Arindrajit Dube, an associate professor of economics at the University of Massachusetts, Amherst whose focus includes labor economics, has an editorial about the rise and fall of the minimum wage. He writes that at the heart of the debate about wage standards is the idea of fairness — the Fair Labor Standards Act which established the minimum wage in 1938 was sent to Congress by President Franklin D. Roosevelt, who declared that our country should be able to provide working men and women “a fair day’s pay for a fair day’s work” and that “no business which depends for existence on paying less than living wages to its workers has any right to continue in this country.”

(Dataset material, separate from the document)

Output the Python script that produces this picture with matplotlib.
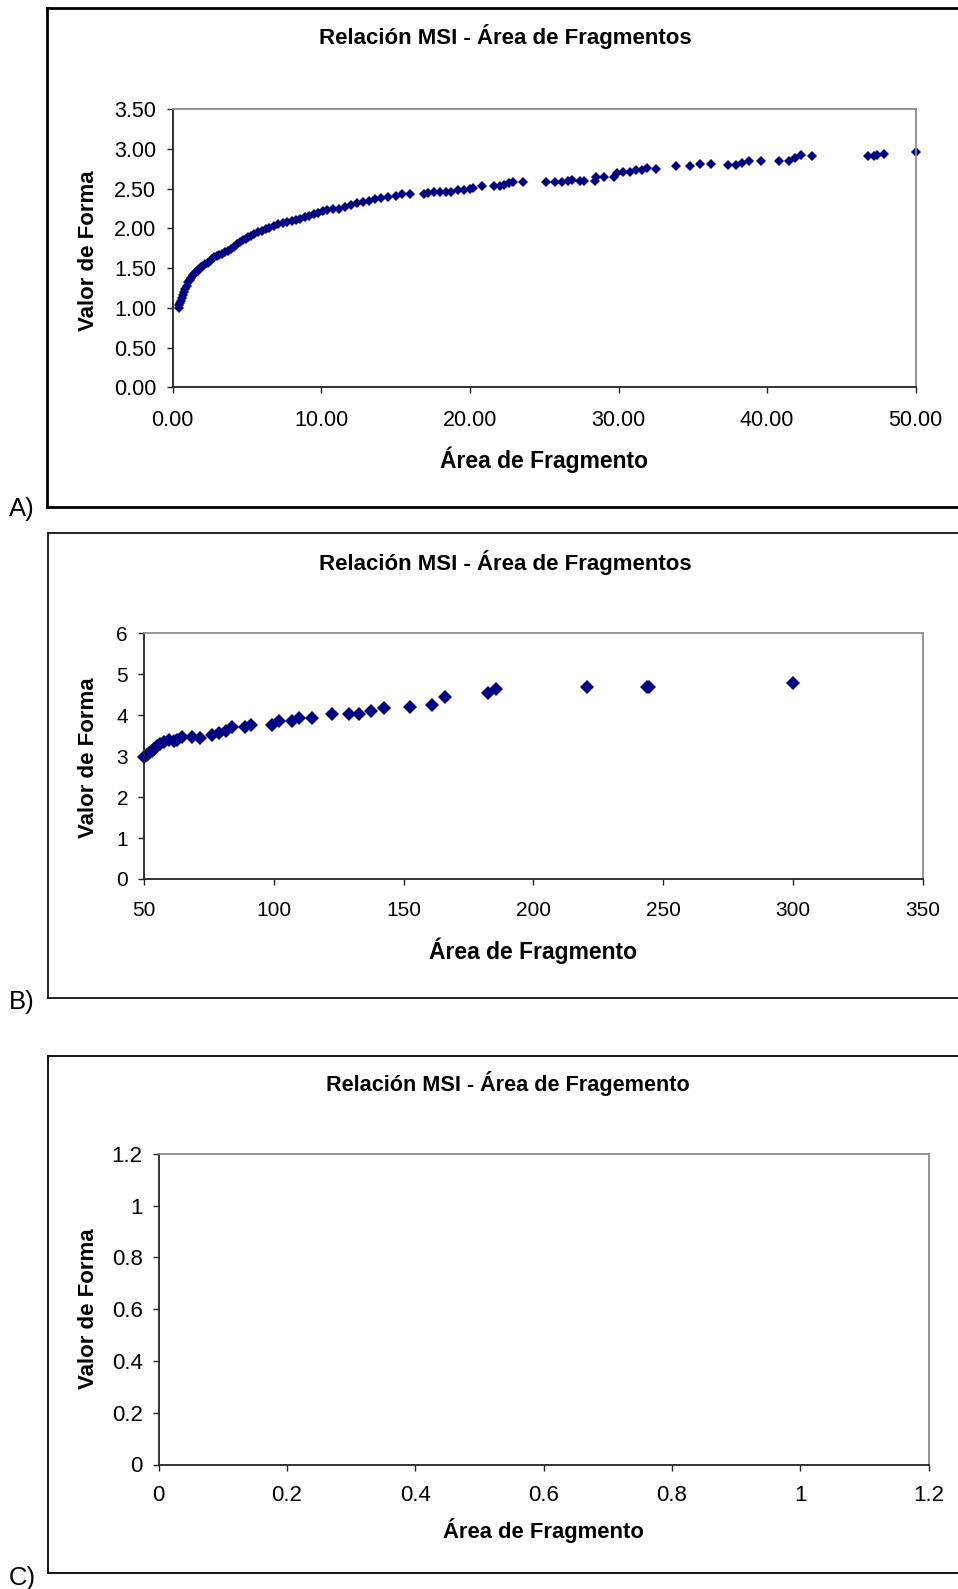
import matplotlib
matplotlib.use("Agg")
import matplotlib.pyplot as plt
from matplotlib.lines import Line2D
from matplotlib.ticker import FixedLocator, FuncFormatter

plt.rcParams['font.family'] = ['Liberation Sans', 'DejaVu Sans']

# ---------------- data ----------------
area_a = [0.40, 0.45, 0.50, 0.55, 0.60, 0.68, 0.76, 0.85, 0.95, 1.05, 1.15, 1.25,
          1.35, 1.45, 1.55, 1.68, 1.80, 1.92, 2.05, 2.20, 2.35, 2.50, 2.65, 2.80,
          2.95, 3.10, 3.30, 3.50, 3.70, 3.90, 4.10, 4.30, 4.50, 4.70, 4.90, 5.10,
          5.30, 5.50, 5.75, 6.00, 6.25, 6.50, 6.80, 7.10, 7.40, 7.70, 8.00, 8.30,
          8.60, 8.90, 9.20, 9.50, 9.80, 10.10, 10.40, 10.80, 11.20, 11.60, 12.00,
          12.40, 12.80, 13.20, 13.60, 14.00, 14.50, 15.00, 15.40, 16.00, 16.90,
          17.20, 17.60, 18.00, 18.40, 18.70, 19.20, 19.60, 20.00, 20.20, 20.80,
          21.60, 22.00, 22.30, 22.60, 22.90, 23.60, 25.10, 25.70, 26.20, 26.60,
          26.90, 27.40, 27.70, 28.40, 28.50, 29.00, 29.70, 29.90, 30.30, 30.80,
          31.20, 31.60, 31.90, 32.50, 33.90, 34.80, 35.50, 36.20, 37.40, 37.90,
          38.30, 38.80, 39.60, 40.80, 41.50, 41.90, 42.30, 43.00, 46.80, 47.20,
          47.40, 47.90, 50.00]
msi_a = [1.00, 1.03, 1.06, 1.09, 1.12, 1.16, 1.20, 1.24, 1.28, 1.32, 1.35, 1.38,
         1.41, 1.43, 1.45, 1.47, 1.49, 1.51, 1.53, 1.55, 1.57, 1.59, 1.62, 1.64,
         1.65, 1.67, 1.68, 1.70, 1.72, 1.74, 1.77, 1.80, 1.83, 1.85, 1.87, 1.89,
         1.91, 1.93, 1.95, 1.97, 1.99, 2.01, 2.03, 2.05, 2.07, 2.08, 2.09, 2.11,
         2.12, 2.14, 2.16, 2.18, 2.20, 2.22, 2.23, 2.24, 2.25, 2.27, 2.30,
         2.32, 2.33, 2.34, 2.37, 2.38, 2.40, 2.41, 2.43, 2.43, 2.43,
         2.44, 2.46, 2.46, 2.46, 2.46, 2.49, 2.49, 2.50, 2.51, 2.53,
         2.53, 2.54, 2.55, 2.57, 2.58, 2.58, 2.58, 2.58, 2.59, 2.60,
         2.61, 2.60, 2.60, 2.60, 2.65, 2.65, 2.65, 2.70, 2.71, 2.71,
         2.74, 2.74, 2.76, 2.75, 2.78, 2.79, 2.81, 2.81, 2.80, 2.80,
         2.83, 2.85, 2.85, 2.85, 2.85, 2.89, 2.92, 2.91, 2.91, 2.91,
         2.92, 2.94, 2.96]

area_b = [50.0, 51.0, 52.0, 53.0, 54.0, 55.0, 56.0, 57.7, 59.6, 61.5, 62.8, 64.8,
          68.6, 71.6, 76.3, 78.9, 81.4, 84.0, 89.1, 91.3, 99.4, 101.9, 107.0,
          109.6, 114.8, 122.5, 128.9, 132.7, 137.5, 142.6, 152.3, 160.9, 166.0,
          182.7, 185.7, 220.8, 243.6, 244.6, 300.0]
msi_b = [2.98, 3.02, 3.07, 3.13, 3.18, 3.24, 3.29, 3.35, 3.39, 3.37, 3.40, 3.47,
         3.47, 3.45, 3.51, 3.56, 3.62, 3.71, 3.70, 3.76, 3.76, 3.86, 3.86,
         3.92, 3.94, 4.04, 4.04, 4.04, 4.11, 4.17, 4.19, 4.25, 4.44,
         4.55, 4.64, 4.68, 4.68, 4.68, 4.78]

area_c = []
msi_c = []

xticks_a = [0, 10, 20, 30, 40, 50]
yticks_a = [0, 0.5, 1.0, 1.5, 2.0, 2.5, 3.0, 3.5]
xticks_b = [50, 100, 150, 200, 250, 300, 350]
yticks_b = [0, 1, 2, 3, 4, 5, 6]
xticks_c = [0, 0.2, 0.4, 0.6, 0.8, 1.0, 1.2]
yticks_c = [0, 0.2, 0.4, 0.6, 0.8, 1.0, 1.2]

title_ab = "Relación MSI - Área de Fragmentos"
title_c = "Relación MSI - Área de Fragemento"
xlabel = "Área de Fragmento"
ylabel = "Valor de Forma"
panel_labels = ["A)", "B)", "C)"]

# ---------------- layout ----------------
W, H = 958, 1589
fig = plt.figure(figsize=(W / 100, H / 100), dpi=100)
fig.patch.set_facecolor('white')

def fx(x):
    return x / W

def fy(y):
    return 1 - y / H

def make_axes(l, t, r, b):
    return fig.add_axes([fx(l), fy(b), (r - l) / W, (b - t) / H])

NAVY = '#000080'
DARK = '#222222'
GRAY = '#8c8c8c'

def style(ax, xt, yt, xlim, ylim, fmt, xpad, ypad, lsize):
    ax.set_xlim(*xlim)
    ax.set_ylim(*ylim)
    ax.xaxis.set_major_locator(FixedLocator(xt))
    ax.yaxis.set_major_locator(FixedLocator(yt))
    ax.xaxis.set_major_formatter(FuncFormatter(fmt))
    ax.yaxis.set_major_formatter(FuncFormatter(fmt))
    for s in ['top', 'right']:
        ax.spines[s].set_color(GRAY)
        ax.spines[s].set_linewidth(1.3)
    for s in ['left', 'bottom']:
        ax.spines[s].set_color(DARK)
        ax.spines[s].set_linewidth(1.3)
    ax.tick_params(axis='both', direction='out', length=4.5, width=1.0,
                   color=DARK, labelsize=lsize, labelcolor='black')
    ax.tick_params(axis='x', pad=xpad)
    ax.tick_params(axis='y', pad=ypad)
    ax.set_facecolor('white')

fmt2 = lambda v, p: f"{v:.2f}"
fmti = lambda v, p: f"{v:.0f}"
fmtg = lambda v, p: f"{v:g}"

# Panel A
axA = make_axes(172.7, 109.3, 915.7, 387.3)
axA.plot(area_a, msi_a, linestyle='none', marker='D', markersize=5.4,
         color=NAVY, markeredgewidth=0, clip_on=False)
style(axA, xticks_a, yticks_a, (0, 50), (0, 3.5), fmt2, 11.5, 7.5, 15.5)

# Panel B
axB = make_axes(144.0, 633.3, 922.7, 879.0)
axB.plot(area_b, msi_b, linestyle='none', marker='D', markersize=7.0,
         color=NAVY, markeredgewidth=0, clip_on=False)
style(axB, xticks_b, yticks_b, (50, 350), (0, 6), fmti, 11.5, 7.0, 15)

# Panel C (empty)
axC = make_axes(158.5, 1153.7, 928.5, 1464.5)
axC.plot(area_c, msi_c, linestyle='none', marker='D', color=NAVY)
style(axC, xticks_c, yticks_c, (0, 1.2), (0, 1.2), fmtg, 10.5, 7.0, 16)

# Titles and axis labels
fig.text(fx(505), fy(44), title_ab, ha='center', va='baseline',
         fontsize=16, fontweight='bold')
fig.text(fx(505), fy(570), title_ab, ha='center', va='baseline',
         fontsize=16, fontweight='bold')
fig.text(fx(508), fy(1091), title_c, ha='center', va='baseline',
         fontsize=15.6, fontweight='bold')

fig.text(fx(544.2), fy(468), xlabel, ha='center', va='baseline',
         fontsize=16.5, fontweight='bold')
fig.text(fx(533.3), fy(959), xlabel, ha='center', va='baseline',
         fontsize=16.5, fontweight='bold')
fig.text(fx(543.5), fy(1538), xlabel, ha='center', va='baseline',
         fontsize=15.8, fontweight='bold')

for yc in [251, 758, 1309]:
    fig.text(fx(88), fy(yc), ylabel, ha='center', va='center', rotation=90,
             fontsize=16, fontweight='bold')

# Panel letters
for lab, yb in zip(panel_labels, [516, 1009, 1585]):
    fig.text(fx(9), fy(yb), lab, ha='left', va='baseline', fontsize=18.5)

# Outer frames (right side runs off the canvas)
def frame(t, b, l, lw):
    kw = dict(color='black', linewidth=lw, transform=fig.transFigure)
    fig.add_artist(Line2D([fx(l), fx(W + 5)], [fy(t), fy(t)], **kw))
    fig.add_artist(Line2D([fx(l), fx(W + 5)], [fy(b), fy(b)], **kw))
    fig.add_artist(Line2D([fx(l), fx(l)], [fy(t), fy(b)], **kw))

frame(7.5, 506.5, 47, 2.0)
frame(533, 998, 48, 1.2)
frame(1056, 1573, 47.5, 1.3)

fig.savefig("out.png", dpi=100, facecolor='white')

Wages as a percentage of GDP are near an all-time low, and the minimum wage has eroded for a number of reasons, but mostly because we failed to index our wage standard to inflation and the rising cost of living; this could have simply been put into effect by indexing the minimum wage to the consumer price index — a key measure of U.S. inflation. If the minimum wage from 1968 had kept pace with inflation, it would be $10.60 an hour today. On the campaign trail in 2012, Mitt Romney told Anne Thompson from the National Employment Law Project Action Fund:

“My view has been to allow the minimum wage to rise with the [Consumer Price Index] or with another index so that it adjusts automatically over time.”

(See a larger version of this chart.)

We’ve failed to tie the minimum wage to inflation at a federal level, but Ohio, Oregon, Missouri, Vermont and Washington have passed its own legislation to link the minimum wage to the Consumer Price Index, and Florida, San Francisco, Calif., and Santa Fe, N.M. also index based on costs of living formulas.

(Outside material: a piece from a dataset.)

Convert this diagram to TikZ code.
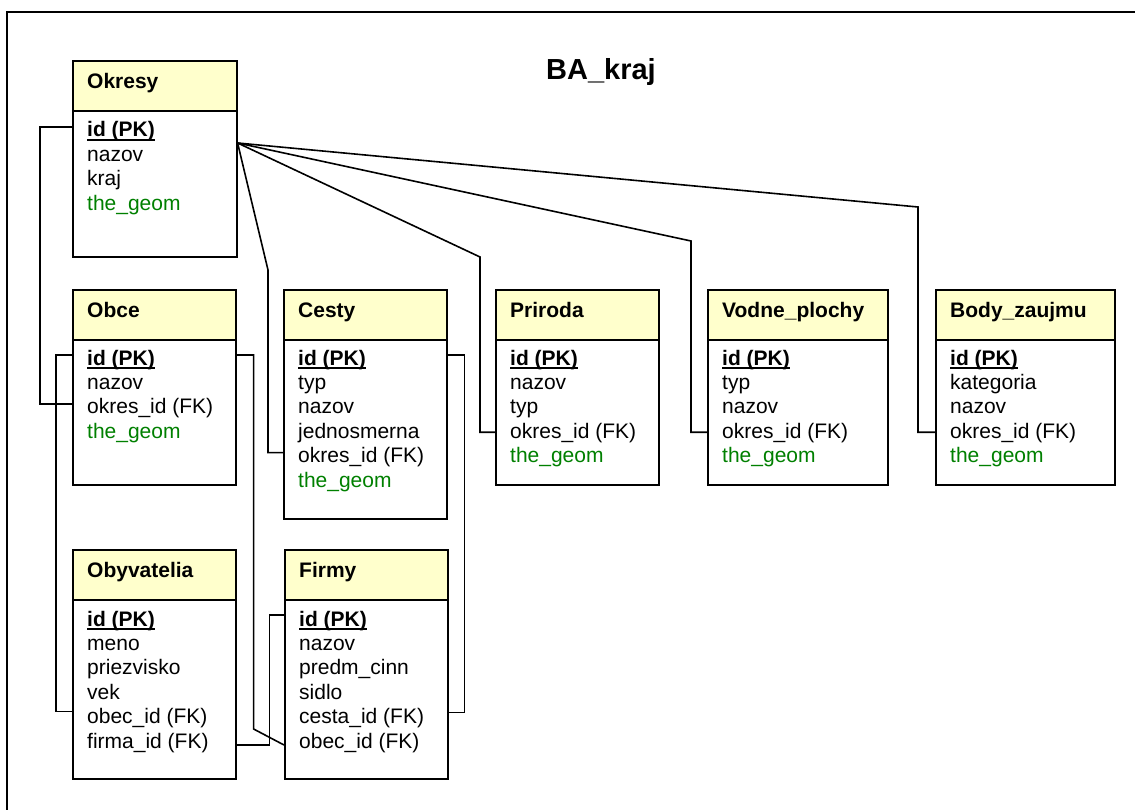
\documentclass[tikz,border=0pt]{standalone}
\usepackage{fontspec}
\setmainfont{Liberation Sans}
\usetikzlibrary{calc}
\definecolor{hdrfill}{RGB}{255,255,204}
\definecolor{geomgreen}{RGB}{0,128,0}
\newcommand\fsz{\fontsize{21pt}{24pt}\selectfont}
\newcommand\pkul[1]{\setbox0=\hbox{#1}\rlap{\rule[-4pt]{\wd0}{2.2pt}}\box0}
\tikzset{
  tbl/.style={draw, line width=1.6pt, fill=white, anchor=north west, inner sep=0pt},
  hdr/.style={tbl, fill=hdrfill, minimum height=50pt},
  ttl/.style={anchor=base west, inner sep=0pt, font=\bfseries\fsz},
  fld/.style={anchor=base west, inner sep=0pt, text height=14pt, text depth=0pt, font=\fsz},
  pk/.style={fld, font=\bfseries\fsz},
  geo/.style={fld, text=geomgreen},
  conn/.style={draw, line width=1.6pt},
  frame/.style={draw, line width=1.8pt}
}
\begin{document}
\begin{tikzpicture}[x=1pt,y=-1pt]
\useasboundingbox (0,0) rectangle (1135,810);
\draw[frame] (7,810) -- (7,12) -- (1135,12);
\node[anchor=base, inner sep=0pt, font=\bfseries\fontsize{29pt}{32pt}\selectfont] (title) at (601,80) {BA\_kraj};

% Okresy
\node[tbl, minimum width=164pt, minimum height=196pt] (okresy) at (72,60) {};
\node[hdr, minimum width=164pt] (okresyH) at (72,60) {};
\node[ttl] (okresyT) at (87,88.5) {Okresy};
\node[pk]  (okresy1) at (87,137)   {\pkul{id (PK)}};
\node[fld] (okresy2) at (87,161.4) {nazov};
\node[fld] (okresy3) at (87,185.8) {kraj};
\node[geo] (okresy4) at (87,210.2) {the\_geom};

% Obce
\node[tbl, minimum width=163pt, minimum height=195pt] (obce) at (72,289) {};
\node[hdr, minimum width=163pt] (obceH) at (72,289) {};
\node[ttl] (obceT) at (87,317.5) {Obce};
\node[pk]  (obce1) at (87,365)   {\pkul{id (PK)}};
\node[fld] (obce2) at (87,389.4) {nazov};
\node[fld] (obce3) at (87,413.8) {okres\_id (FK)};
\node[geo] (obce4) at (87,438.2) {the\_geom};

% Cesty
\node[tbl, minimum width=163pt, minimum height=229pt] (cesty) at (283,289) {};
\node[hdr, minimum width=163pt] (cestyH) at (283,289) {};
\node[ttl] (cestyT) at (298,317.5) {Cesty};
\node[pk]  (cesty1) at (298,365)   {\pkul{id (PK)}};
\node[fld] (cesty2) at (298,389.4) {typ};
\node[fld] (cesty3) at (298,413.8) {nazov};
\node[fld] (cesty4) at (298,438.2) {jednosmerna};
\node[fld] (cesty5) at (298,462.6) {okres\_id (FK)};
\node[geo] (cesty6) at (298,487)   {the\_geom};

% Priroda
\node[tbl, minimum width=163pt, minimum height=195pt] (priroda) at (495,289) {};
\node[hdr, minimum width=163pt] (prirodaH) at (495,289) {};
\node[ttl] (prirodaT) at (510,317.5) {Priroda};
\node[pk]  (priroda1) at (510,365)   {\pkul{id (PK)}};
\node[fld] (priroda2) at (510,389.4) {nazov};
\node[fld] (priroda3) at (510,413.8) {typ};
\node[fld] (priroda4) at (510,438.2) {okres\_id (FK)};
\node[geo] (priroda5) at (510,462.6) {the\_geom};

% Vodne_plochy
\node[tbl, minimum width=180pt, minimum height=195pt] (vodne) at (707,289) {};
\node[hdr, minimum width=180pt] (vodneH) at (707,289) {};
\node[ttl] (vodneT) at (722,317.5) {Vodne\_plochy};
\node[pk]  (vodne1) at (722,365)   {\pkul{id (PK)}};
\node[fld] (vodne2) at (722,389.4) {typ};
\node[fld] (vodne3) at (722,413.8) {nazov};
\node[fld] (vodne4) at (722,438.2) {okres\_id (FK)};
\node[geo] (vodne5) at (722,462.6) {the\_geom};

% Body_zaujmu
\node[tbl, minimum width=179pt, minimum height=195pt] (body) at (935,289) {};
\node[hdr, minimum width=179pt] (bodyH) at (935,289) {};
\node[ttl] (bodyT) at (950,317.5) {Body\_zaujmu};
\node[pk]  (body1) at (950,365)   {\pkul{id (PK)}};
\node[fld] (body2) at (950,389.4) {kategoria};
\node[fld] (body3) at (950,413.8) {nazov};
\node[fld] (body4) at (950,438.2) {okres\_id (FK)};
\node[geo] (body5) at (950,462.6) {the\_geom};

% Obyvatelia
\node[tbl, minimum width=163pt, minimum height=229pt] (obyv) at (72,549) {};
\node[hdr, minimum width=163pt] (obyvH) at (72,549) {};
\node[ttl] (obyvT) at (87,577.5) {Obyvatelia};
\node[pk]  (obyv1) at (87,626)   {\pkul{id (PK)}};
\node[fld] (obyv2) at (87,650.4) {meno};
\node[fld] (obyv3) at (87,674.8) {priezvisko};
\node[fld] (obyv4) at (87,699.2) {vek};
\node[fld] (obyv5) at (87,723.6) {obec\_id (FK)};
\node[fld] (obyv6) at (87,748)   {firma\_id (FK)};

% Firmy
\node[tbl, minimum width=163pt, minimum height=229pt] (firmy) at (284,549) {};
\node[hdr, minimum width=163pt] (firmyH) at (284,549) {};
\node[ttl] (firmyT) at (299,577.5) {Firmy};
\node[pk]  (firmy1) at (299,626)   {\pkul{id (PK)}};
\node[fld] (firmy2) at (299,650.4) {nazov};
\node[fld] (firmy3) at (299,674.8) {predm\_cinn};
\node[fld] (firmy4) at (299,699.2) {sidlo};
\node[fld] (firmy5) at (299,723.6) {cesta\_id (FK)};
\node[fld] (firmy6) at (299,748)   {obec\_id (FK)};

% connectors
\coordinate (oko) at ($(okresy.east|-okresy1)+(0,13)$);
\draw[conn] ($(okresy.west|-okresy1)+(0,-3)$) -| ($(obce.west|-obce3)+(-32,-3)$) -- ($(obce.west|-obce3)+(0,-3)$);
\draw[conn] ($(obce.west|-obce1)+(0,-3)$) -| ($(obyv.west|-obyv5)+(-16,-5)$) -- ($(obyv.west|-obyv5)+(0,-5)$);
\draw[conn] ($(obce.east|-obce1)+(0,-3)$) -| ($(obce.east|-firmy6)+(17,-12)$) -- ($(firmy.west|-firmy6)+(0,4)$);
\draw[conn] ($(firmy.west|-firmy1)+(0,-4)$) -| ($(obyv.east|-obyv6)+(33,4)$) -- ($(obyv.east|-obyv6)+(0,4)$);
\draw[conn] ($(cesty.east|-cesty1)+(0,-3)$) -| ($(firmy.east|-firmy5)+(16,-4)$) -- ($(firmy.east|-firmy5)+(0,-4)$);
\draw[conn] (oko) -- ($(cesty.north west)+(-15,-19)$) |- ($(cesty.west|-cesty5)+(0,-3)$);
\draw[conn] (oko) -- ($(priroda.north west)+(-15,-32)$) |- ($(priroda.west|-priroda4)+(0,1)$);
\draw[conn] (oko) -- ($(vodne.north west)+(-16,-48)$) |- ($(vodne.west|-vodne4)+(0,1)$);
\draw[conn] (oko) -- ($(body.north west)+(-17,-82)$) |- ($(body.west|-body4)+(0,1)$);
\end{tikzpicture}
\end{document}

And American voters aren’t waiting for the federal government to pass legislation to raise the minimum wage. Dube writes:

In 2004, 71 percent of Florida voters opted to raise and inflation-index the minimum wage, which today stands at $7.79 per hour. That same year, 68 percent of Nevadans voted to raise and index their minimum wage, which is now $8.25 for employees without health benefits. Since 1998, 10 states have put minimum wage increases on the ballot; voters have approved them every time.

More cities are debating minimum wage hikes: San Jose recently raised its minimum wage to $10 an hour, the D.C. city council is considering setting its minimum wage at $11.50 an hour by 2016, and over Thanksgiving, the Times reported that voters in SeaTac, Wash. decided to raise its minimum wage to $15 an hour — twice the federal minimum wage — though opposing groups are asking for a recount, and a lawsuit by business groups may prevent the wage hike from going into effect.

Meanwhile Walmart workers and fast food employees are continuing to protest for better wages — a fast food strike in 100 cities is planned for this Thursday. The time to raise the minimum wage is now, and as Dube notes, the increase in wages can be absorbed by passing on some of the costs to consumers:

Existing research suggests that if you raise the minimum wage by 10 percent, you can expect the price of a $3 burger to rise by a few cents, which is enough to absorb a sizable part of the wage increase.

We’re already subsidizing the minimum wage anyway.